Collins also staged a smaller version of Knitting Nation at RISD in 2006.
As for her current Knitting Nation project, Collins says that several factors played a role in her choice of the pride flag. One was the setting — as part of the annual Providence Pride Festival at Waterplace Park. Another factor was color. Unlike the American flag, which is limited to three colors, the pride flag boasts eight colors.
“Aesthetically, it offers us a lot more choices,” Collins says.
Knitting Nation Phase 4: Pride takes place Saturday from noon to 6 p.m. at Waterplace Park. The event is part of the Providence Pride Festival, which takes place Saturday from noon to 11 p.m. in and around Kennedy Plaza. For more information on Knitting Nation, visit www.lizcollins.com. For more information on the Providence Pride Festival, visit www.prideri.com.
Gallery has new spot
Since opening in Providence’s Financial District in 2005, The Gallery at 17 Peck has earned a loyal following, both for its lively opening-night parties and for its well-chosen displays of contemporary Southwestern and Native American art. Its latest exhibit, which features works by Native American painter Nocona Burgess and Santa Fe-based potter Glen Nipshank, offers more of the same. The only difference: the gallery is no longer located downtown.

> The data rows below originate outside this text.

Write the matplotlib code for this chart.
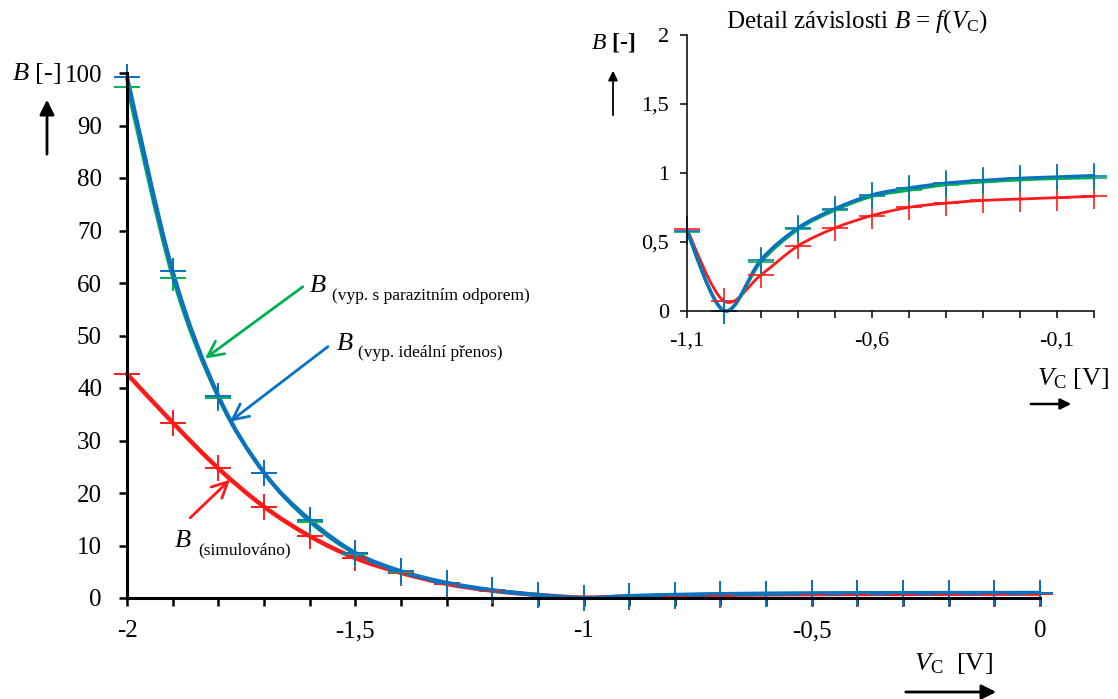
import numpy as np
import matplotlib
matplotlib.use('Agg')
import matplotlib.pyplot as plt
from matplotlib.path import Path
from matplotlib.patches import PathPatch
from matplotlib.ticker import MultipleLocator, FuncFormatter

plt.rcParams['font.family'] = 'Liberation Serif'
plt.rcParams['mathtext.fontset'] = 'custom'
plt.rcParams['mathtext.rm'] = 'Liberation Serif'
plt.rcParams['mathtext.it'] = 'Liberation Serif:italic'

# data
vc = [-2.0, -1.9, -1.8, -1.7, -1.6, -1.5, -1.4, -1.3, -1.2, -1.1, -1.0,
      -0.9, -0.8, -0.7, -0.6, -0.5, -0.4, -0.3, -0.2, -0.1, 0.0]
b_sim = [42.7, 33.4, 24.7, 17.4, 11.8, 7.6, 4.8, 2.7, 1.4, 0.59, 0.07,
         0.26, 0.47, 0.60, 0.69, 0.75, 0.78, 0.80, 0.81, 0.82, 0.83]
b_par = [97.4, 61.0, 38.1, 23.8, 14.5, 8.4, 5.0, 2.8, 1.5, 0.57, 0.0,
         0.355, 0.59, 0.73, 0.83, 0.875, 0.915, 0.935, 0.95, 0.96, 0.965]
b_ideal = [99.2, 62.2, 38.5, 23.9, 14.9, 8.6, 5.1, 2.9, 1.5, 0.58, 0.0,
           0.37, 0.60, 0.74, 0.84, 0.89, 0.925, 0.945, 0.96, 0.97, 0.98]

RED = '#ff1a1a'
GREEN = '#00b050'
BLUE = '#0a72c0'

W, H = 1118, 699


def smooth(x, y):
    # excel-like smoothed line as bezier path
    p = np.column_stack([x, y])
    ext = np.vstack([p[0], p, p[-1]])
    verts = [p[0]]
    codes = [Path.MOVETO]
    for i in range(len(p) - 1):
        c1 = p[i] + (ext[i + 2] - ext[i]) / 6
        c2 = p[i + 1] - (ext[i + 3] - ext[i + 1]) / 6
        verts += [c1, c2, p[i + 1]]
        codes += [Path.CURVE4] * 3
    return Path(verts, codes)


def draw_series(a, x, y, color, lw, ms, mew):
    a.add_patch(PathPatch(smooth(x, y), fill=False, edgecolor=color, lw=lw,
                          capstyle='round', joinstyle='round', clip_on=False))
    a.plot(x, y, '+', color=color, ms=ms, mew=mew, clip_on=False)


def comma(v, pos):
    s = ('%g' % round(v, 2)).replace('.', ',')
    return s


def ftext(px, py, s, **kw):
    fig.text(px / W, 1 - py / H, s, **kw)


def farrow(x0, y0, x1, y1, lw=2, ms=20):
    fig.add_artist(matplotlib.patches.FancyArrowPatch(
        (x0 / W, 1 - y0 / H), (x1 / W, 1 - y1 / H), transform=fig.transFigure,
        arrowstyle='-|>', color='black', lw=lw, mutation_scale=ms))


fig = plt.figure(figsize=(W / 100, H / 100), dpi=100)

# main chart
ax = fig.add_axes([127 / W, 1 - 598 / H, (1040 - 127) / W, (598 - 73) / H])
ax.set_xlim(-2, 0)
ax.set_ylim(0, 100)
draw_series(ax, vc, b_sim, RED, 3.2, 19, 1.4)
draw_series(ax, vc, b_par, GREEN, 2.2, 19, 1.4)
draw_series(ax, vc, b_ideal, BLUE, 3.0, 19, 1.4)
for s in ['top', 'right']:
    ax.spines[s].set_visible(False)
for s in ['left', 'bottom']:
    ax.spines[s].set_linewidth(2.2)
ax.xaxis.set_major_locator(MultipleLocator(0.5))
ax.xaxis.set_minor_locator(MultipleLocator(0.1))
ax.yaxis.set_major_locator(MultipleLocator(10))
ax.xaxis.set_major_formatter(FuncFormatter(comma))
ax.tick_params(which='both', direction='out', length=6, width=1.8, labelsize=18, pad=12)
ax.tick_params(axis='x', pad=10)

ax.annotate('', xy=(-1.834, 45.3), xytext=(-1.61, 59.6),
            arrowprops=dict(arrowstyle='->', color=GREEN, lw=2, mutation_scale=28))
ax.annotate('', xy=(-1.779, 33.3), xytext=(-1.555, 48.2),
            arrowprops=dict(arrowstyle='->', color=BLUE, lw=2, mutation_scale=28))
ax.annotate('', xy=(-1.77, 22.9), xytext=(-1.866, 14.9),
            arrowprops=dict(arrowstyle='->', color=RED, lw=2, mutation_scale=28))

ftext(309, 286, '$B$', fontsize=19, va='center')
ftext(332, 296, '(vyp. s parazitním odporem)', fontsize=12.5, va='center')
ftext(336, 344, '$B$', fontsize=19, va='center')
ftext(358, 353, '(vyp. ideální přenos)', fontsize=12.5, va='center')
ftext(174, 541, '$B$', fontsize=19, va='center')
ftext(198, 550, '(simulováno)', fontsize=12.5, va='center')

ftext(12, 73, '$B$ [-]', fontsize=19, va='center')
farrow(47, 157, 47, 97, lw=2, ms=22)
ftext(914, 664, r'$V_\mathrm{C}$  [V]', fontsize=19, va='center')
farrow(903, 692, 999, 692, lw=2, ms=22)

# inset detail
ins = fig.add_axes([687 / W, 1 - 310.7 / H, (1094 - 687) / W, (310.7 - 35) / H])
ins.set_facecolor('white')
sel = slice(9, None)
ins.set_xlim(-1.1, 0)
ins.set_ylim(0, 2)
draw_series(ins, vc[sel], b_sim[sel], RED, 2.0, 19, 1.2)
draw_series(ins, vc[sel], b_par[sel], GREEN, 2.4, 19, 1.2)
draw_series(ins, vc[sel], b_ideal[sel], BLUE, 2.4, 19, 1.2)
for s in ['top', 'right']:
    ins.spines[s].set_visible(False)
for s in ['left', 'bottom']:
    ins.spines[s].set_linewidth(1.1)
ins.set_xticks([-1.1, -0.6, -0.1])
ins.xaxis.set_minor_locator(MultipleLocator(0.1))
ins.yaxis.set_major_locator(MultipleLocator(0.5))
ins.xaxis.set_major_formatter(FuncFormatter(comma))
ins.yaxis.set_major_formatter(FuncFormatter(comma))
ins.tick_params(which='both', direction='out', length=5, width=1.1, labelsize=16, pad=8)
ins.tick_params(axis='x', pad=10)

ftext(857, 22, r'Detail závislosti $B$ = $f$($V_\mathrm{C}$)', fontsize=18,
      ha='center', va='center')
ftext(591, 43, '$B$ [-]', fontsize=17, va='center', fontweight='bold')
farrow(613, 118, 613, 68, lw=1.3, ms=14)
ftext(1037, 378, r'$V_\mathrm{C}$ [V]', fontsize=19, va='center')
farrow(1028, 404, 1074, 404, lw=1.8, ms=16)

fig.savefig('out.png', dpi=100)
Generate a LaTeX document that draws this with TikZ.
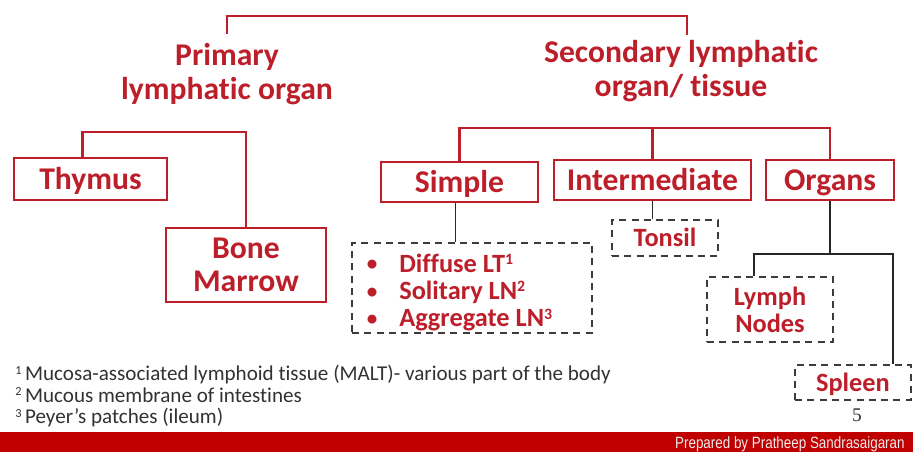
\documentclass[tikz,border=0pt]{standalone}
\usepackage{fontspec}
\setmainfont[Ligatures={NoCommon}]{Carlito}
\newfontfamily\prepfont[FakeStretch=0.82]{Liberation Sans}
\newfontfamily\numfont{Liberation Serif}
\usetikzlibrary{positioning, calc}
\definecolor{lymred}{RGB}{188,30,42}
\definecolor{lymbar}{RGB}{192,0,0}
\definecolor{lymgray}{RGB}{60,60,60}
\definecolor{lymink}{RGB}{50,50,50}
\newcommand{\supnum}[1]{\raisebox{0.6ex}{\fontsize{9}{9}\selectfont #1}}
\newcommand{\lymbullet}{\raisebox{0.1ex}{\fontsize{12}{12}\selectfont\textbullet}}
\tikzset{
  heading/.style={
    text=lymred,
    align=center,
    inner sep=0pt,
    font=\bfseries\fontsize{18}{19}\selectfont
  },
  redbox/.style={
    draw=lymred,
    line width=1.4pt,
    text=lymred,
    align=center,
    inner sep=0pt,
    font=\bfseries\fontsize{18}{19}\selectfont
  },
  dashbox/.style={
    draw=lymgray,
    line width=1.1pt,
    dash pattern=on 4pt off 3pt,
    text=lymred,
    align=center,
    inner sep=0pt,
    font=\bfseries\fontsize{15}{15.5}\selectfont
  },
  oneline/.style={text height=#1, text depth=0pt},
  bracket/.style={draw=lymred, line width=1.4pt},
  stem/.style={draw=black!85, line width=1.1pt}
}

\begin{document}
\begin{tikzpicture}
        \useasboundingbox (0,0) rectangle (18.26,-9.04);
        % titles
        \node[heading] (primary) at (4.54,-1.48) {Primary\\lymphatic organ};
        \node[heading] (secondary) at (13.62,-1.42) {Secondary lymphatic\\organ/ tissue};
        \draw[bracket] ([yshift=0.18cm]primary.north) -- ++(0,0.36) -| ([xshift=0.12cm,yshift=0.11cm]secondary.north);

        % primary side
        \node[redbox, oneline=11.6pt, minimum width=3.06cm, minimum height=0.84cm] (thymus) at (1.81,-3.58) {Thymus};
        \node[redbox, minimum width=3.2cm, minimum height=1.48cm] (bone) at (4.92,-5.30) {Bone\\Marrow};
        \draw[bracket] ([xshift=-0.16cm]thymus.north) -- ++(0,0.5) -| (bone.north);

        % secondary side
        \node[redbox, oneline=11.6pt, minimum width=3.14cm, minimum height=0.80cm] (simple) at (9.19,-3.64) {Simple};
        \node[redbox, oneline=11.6pt, minimum width=3.94cm, minimum height=0.80cm] (inter) at (13.05,-3.60) {Intermediate};
        \node[redbox, oneline=11.6pt, minimum width=2.56cm, minimum height=0.80cm] (organs) at (16.60,-3.60) {Organs};
        \draw[bracket] (simple.north) -- ++(0,0.66) -| (organs.north);
        \draw[bracket] (inter.north) -- ++(0,0.62);

        \node[dashbox, minimum width=4.8cm, minimum height=1.8cm] (simplelist) at (9.44,-5.76)
          {\raisebox{-0.12cm}[\height][\depth]{\begin{tabular}{@{}l@{\hspace{4.4mm}}l@{\hspace{0.5cm}}}
            \lymbullet & Diffuse LT\supnum{1}\\
            \lymbullet & Solitary LN\supnum{2}\\
            \lymbullet & Aggregate LN\supnum{3}
          \end{tabular}}};
        \node[dashbox, oneline=9.7pt, minimum width=2.12cm, minimum height=0.72cm] (tonsil) at (13.30,-4.76) {Tonsil};
        \node[dashbox, minimum width=2.52cm, minimum height=1.30cm] (lymph) at (15.40,-6.19) {Lymph\\Nodes};
        \node[dashbox, oneline=9.7pt, minimum width=2.32cm, minimum height=0.70cm] (spleen) at (17.06,-7.65) {Spleen};

        \draw[stem] ([xshift=-0.08cm]simple.south) -- ([xshift=-0.08cm]simple.south |- simplelist.north);
        \draw[stem] (inter.south) -- (inter.south |- tonsil.north);
        \coordinate (orgbar) at ($(organs.south)+(0,-1.06)$);
        \draw[stem] (organs.south) -- (orgbar);
        \draw[stem] ([xshift=-0.32cm]lymph.north) |- ([xshift=0.8cm]spleen.north |- orgbar) -- ([xshift=0.8cm]spleen.north);

        % footnotes and footer
        \node[anchor=west, align=left, inner sep=0pt, text=lymink, font=\fontsize{12}{12.2}\selectfont] (notes) at (0.3,-7.92)
          {\raisebox{0.6ex}{\fontsize{7}{7}\selectfont 1}\,Mucosa-associated lymphoid tissue (MALT)- various part of the body\\
           \raisebox{0.6ex}{\fontsize{7}{7}\selectfont 2}\,Mucous membrane of intestines\\
           \raisebox{0.6ex}{\fontsize{7}{7}\selectfont 3}\,Peyer's patches (ileum)};
        \node[text=lymink, inner sep=0pt, font=\numfont\fontsize{11}{12}\selectfont] (pagenum) at (17.14,-8.30) {5};
        \fill[lymbar] (0,-8.64) rectangle (18.26,-9.04);
        \node[anchor=east, inner sep=0pt, text=white!85!gray, font=\prepfont\fontsize{9.3}{10}\selectfont] (prep) at (18.1,-8.88) {Prepared by Pratheep Sandrasaigaran};
      \end{tikzpicture}
\end{document}
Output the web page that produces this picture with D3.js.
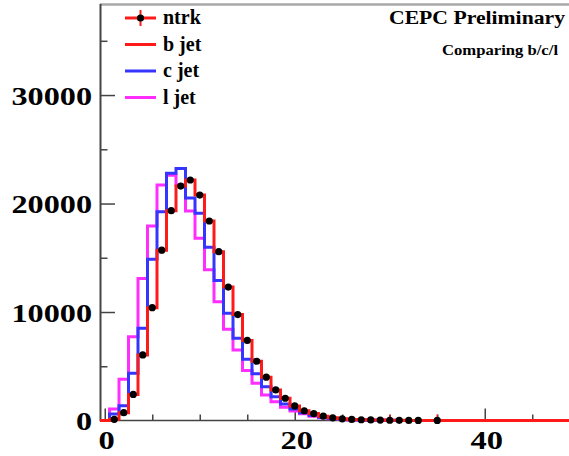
<!DOCTYPE html>
<html>
<head>
<meta charset="utf-8">
<script src="https://cdn.jsdelivr.net/npm/d3@7"></script>
<style>
  html, body { margin: 0; padding: 0; background: #fff; }
  svg { display: block; }
  text { font-family: "Liberation Serif", "Times New Roman", serif; font-weight: bold; }
</style>
</head>
<body>
<svg id="chart" width="569" height="456"></svg>
<script>
// ---- data (bin centres 0..49, unit width) ----
const binCenters = d3.range(0, 50);
const ntrk = [0,110,720,2400,6040,10400,15700,19340,21610,22170,20780,18390,15560,12300,9760,7380,5460,3990,2820,2050,1340,900,640,400,250,150,100,70,50,35,25,15,10,8,0,3,0,0,0,0,0,0,0,0,0,0,0,0,0,0];
const ntrkErr = [0,10,27,49,78,102,125,139,147,149,144,136,125,111,99,86,74,63,53,45,37,30,25,20,16,12,10,8,7,6,500,4,3,3,0,550,0,0,0,0,0,0,0,0,0,0,0,0,0,0];
const bJet = [0,110,720,2400,6040,10400,15700,19340,21610,22170,20780,18390,15560,12300,9760,7380,5460,3990,2820,2050,1340,900,640,400,250,150,100,70,50,35,25,15,10,8,0,3,0,0,0,0,0,0,0,0,0,0,0,0,0,0];
const cJet = [0,600,1360,4350,8500,14860,19240,22800,23240,20500,19100,15960,12900,9880,7580,5640,4300,3120,2190,1520,1060,720,480,300,180,110,70,45,30,20,12,8,5,3,0,0,0,0,0,0,0,0,0,0,0,0,0,0,0,0];
const lJet = [0,1060,3800,7720,13100,17930,21700,22600,21700,19300,16800,13900,10950,8400,6500,4600,3430,2350,1730,1220,880,620,400,250,150,90,55,35,20,12,8,5,3,0,0,0,0,0,0,0,0,0,0,0,0,0,0,0,0,0];
const xMajorTicks = [0, 20, 40];
const xMinorTicks = [5, 10, 15, 25, 30, 35, 45];
const yMajorTicks = [0, 10000, 20000, 30000];
const yMinorTicks = [5000, 15000, 25000, 35000];
const legendLabels = ["ntrk", "b jet", "c jet", "l jet"];
const colors = { ntrk: "#ff1a1a", b: "#ff1a1a", c: "#3535ff", l: "#ff2eff" };

// ---- layout ----
const svg = d3.select("#chart");
const pLeft = 100, pRight = 575, pTop = 5, pBottom = 420.5;
const x = d3.scaleLinear().domain([-0.5, 49.5]).range([pLeft, pRight]);
const y = d3.scaleLinear().domain([0, 38300]).range([pBottom, pTop]);

svg.append("defs").append("clipPath").attr("id", "plotclip")
  .append("rect").attr("x", pLeft).attr("y", pTop - 2).attr("width", pRight - pLeft).attr("height", pBottom - pTop + 6);

// top frame line
svg.append("line").attr("x1", pLeft).attr("x2", 569).attr("y1", 4.5).attr("y2", 4.5)
  .attr("stroke", "#a8a8a8").attr("stroke-width", 2.5);

// ---- axes ----
const xAxisMajor = d3.axisBottom(x).tickValues(xMajorTicks).tickSize(-12).tickFormat(d3.format("d"));
const xAxisMinor = d3.axisBottom(x).tickValues(xMinorTicks).tickSize(-6).tickFormat("");
const yAxisMajor = d3.axisLeft(y).tickValues(yMajorTicks).tickSize(-15).tickFormat(d3.format("d"));
const yAxisMinor = d3.axisLeft(y).tickValues(yMinorTicks).tickSize(-7.5).tickFormat("");

function styleAxis(g) {
  g.select(".domain").remove();
  g.selectAll(".tick line").attr("stroke", "#444").attr("stroke-width", 1.5);
}

svg.append("g").attr("transform", `translate(0,${pBottom})`).call(xAxisMinor).call(styleAxis);
const gx = svg.append("g").attr("transform", `translate(0,${pBottom})`).call(xAxisMajor).call(styleAxis);
gx.selectAll(".tick text")
  .attr("y", 29).attr("dy", 0).attr("x", 0)
  .attr("fill", "#000").style("font-size", "26px")
  .attr("transform", "translate(1.5,0) scale(1.25,1)");

svg.append("g").attr("transform", `translate(${pLeft},0)`).call(yAxisMinor).call(styleAxis);
const gy = svg.append("g").attr("transform", `translate(${pLeft},0)`).call(yAxisMajor).call(styleAxis);
gy.selectAll(".tick text")
  .attr("x", -8 / 1.24).attr("dy", "0.35em")
  .attr("fill", "#000").style("font-size", "26px")
  .attr("text-anchor", "end")
  .attr("transform", "scale(1.24,1)");

// axis lines
svg.append("line").attr("x1", pLeft).attr("x2", 569).attr("y1", pBottom).attr("y2", pBottom)
  .attr("stroke", "#444").attr("stroke-width", 1.6);
svg.append("line").attr("x1", pLeft + 0.5).attr("x2", pLeft + 0.5).attr("y1", 4).attr("y2", pBottom + 0.8)
  .attr("stroke", "#444").attr("stroke-width", 2);

// ---- histograms ----
const plot = svg.append("g").attr("clip-path", "url(#plotclip)");
function stepPoints(vals) {
  const pts = binCenters.map((c, i) => [c - 0.5, vals[i]]);
  pts.push([binCenters[binCenters.length - 1] + 0.5, vals[vals.length - 1]]);
  return pts;
}
const stepLine = d3.line().x(d => x(d[0])).y(d => y(d[1])).curve(d3.curveStepAfter);

[[lJet, colors.l], [cJet, colors.c], [bJet, colors.b]].forEach(([vals, col]) => {
  plot.append("path").datum(stepPoints(vals))
    .attr("d", stepLine).attr("fill", "none")
    .attr("stroke", col).attr("stroke-width", 3).attr("stroke-linejoin", "miter");
});

// ntrk points with error bars
const pts = binCenters.map((c, i) => ({ c, v: ntrk[i], e: ntrkErr[i] })).filter(d => d.v > 0);
plot.selectAll("line.err").data(pts).enter().append("line")
  .attr("x1", d => x(d.c)).attr("x2", d => x(d.c))
  .attr("y1", d => y(d.v + d.e)).attr("y2", d => y(Math.max(0, d.v - d.e)))
  .attr("stroke", colors.ntrk).attr("stroke-width", 1.5);
plot.selectAll("circle.pt").data(pts).enter().append("circle")
  .attr("cx", d => x(d.c)).attr("cy", d => y(d.v)).attr("r", 3.6).attr("fill", "#000");

// ---- legend ----
const legX1 = 125, legX2 = 156, legTextX = 163;
const legBase = [24, 50.5, 77, 103.5];
const legColors = [colors.ntrk, colors.b, colors.c, colors.l];
const leg = svg.append("g");
legendLabels.forEach((lab, i) => {
  const cy = legBase[i] - 6;
  leg.append("line").attr("x1", legX1).attr("x2", legX2).attr("y1", cy).attr("y2", cy)
    .attr("stroke", legColors[i]).attr("stroke-width", 3);
  if (i === 0) {
    leg.append("line").attr("x1", (legX1 + legX2) / 2).attr("x2", (legX1 + legX2) / 2)
      .attr("y1", cy - 8).attr("y2", cy + 8).attr("stroke", colors.ntrk).attr("stroke-width", 2);
    leg.append("circle").attr("cx", (legX1 + legX2) / 2).attr("cy", cy).attr("r", 3.6).attr("fill", "#000");
  }
  leg.append("text").attr("x", legTextX).attr("y", legBase[i]).attr("fill", "#000")
    .style("font-size", "20px").text(lab);
});

// ---- titles ----
svg.append("text").attr("x", 389).attr("y", 23.5).attr("fill", "#000")
  .style("font-size", "19px").attr("textLength", 176).attr("lengthAdjust", "spacingAndGlyphs")
  .text("CEPC Preliminary");
svg.append("text").attr("x", 442).attr("y", 55).attr("fill", "#000")
  .style("font-size", "15.5px").attr("textLength", 116).attr("lengthAdjust", "spacingAndGlyphs")
  .text("Comparing b/c/l");
</script>
</body>
</html>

Instead, Gallery 17 Peck, as it’s now known, has moved to a new space on Federal Hill, where it joins Gallery Z, the Royal Gallery and several other galleries.
“It’s great,” says owner Daniel Kelly. “We’ve only been up here a few weeks and I’ve already had way more walk-in traffic than I ever had downtown. And people aren’t just window-shopping. They actually come in and spend some time looking at the artworks.”
Kelly, who’s an artist himself, says the gallery will continue to focus on contemporary Southwestern art, with occasional shows devoted to artists from the New England area.
“Basically, the Southwestern stuff is our bread and butter,” he says. “That’s what we’re known for and that’s where most of our advertising budget goes. But we also do [other] things.”
Burgess, who’s known for his iconic paintings of Native American subjects, and Nipshank, who’s a prominent Native American potter and sculptor, have both been with the gallery since it opened. Kelly says both artists will be in Providence for tonight’s 5-11 opening, which takes place as part of Providence’s monthly Gallery Night celebration.
Burgess will also hold a painting demonstration on Saturday at 1 p.m.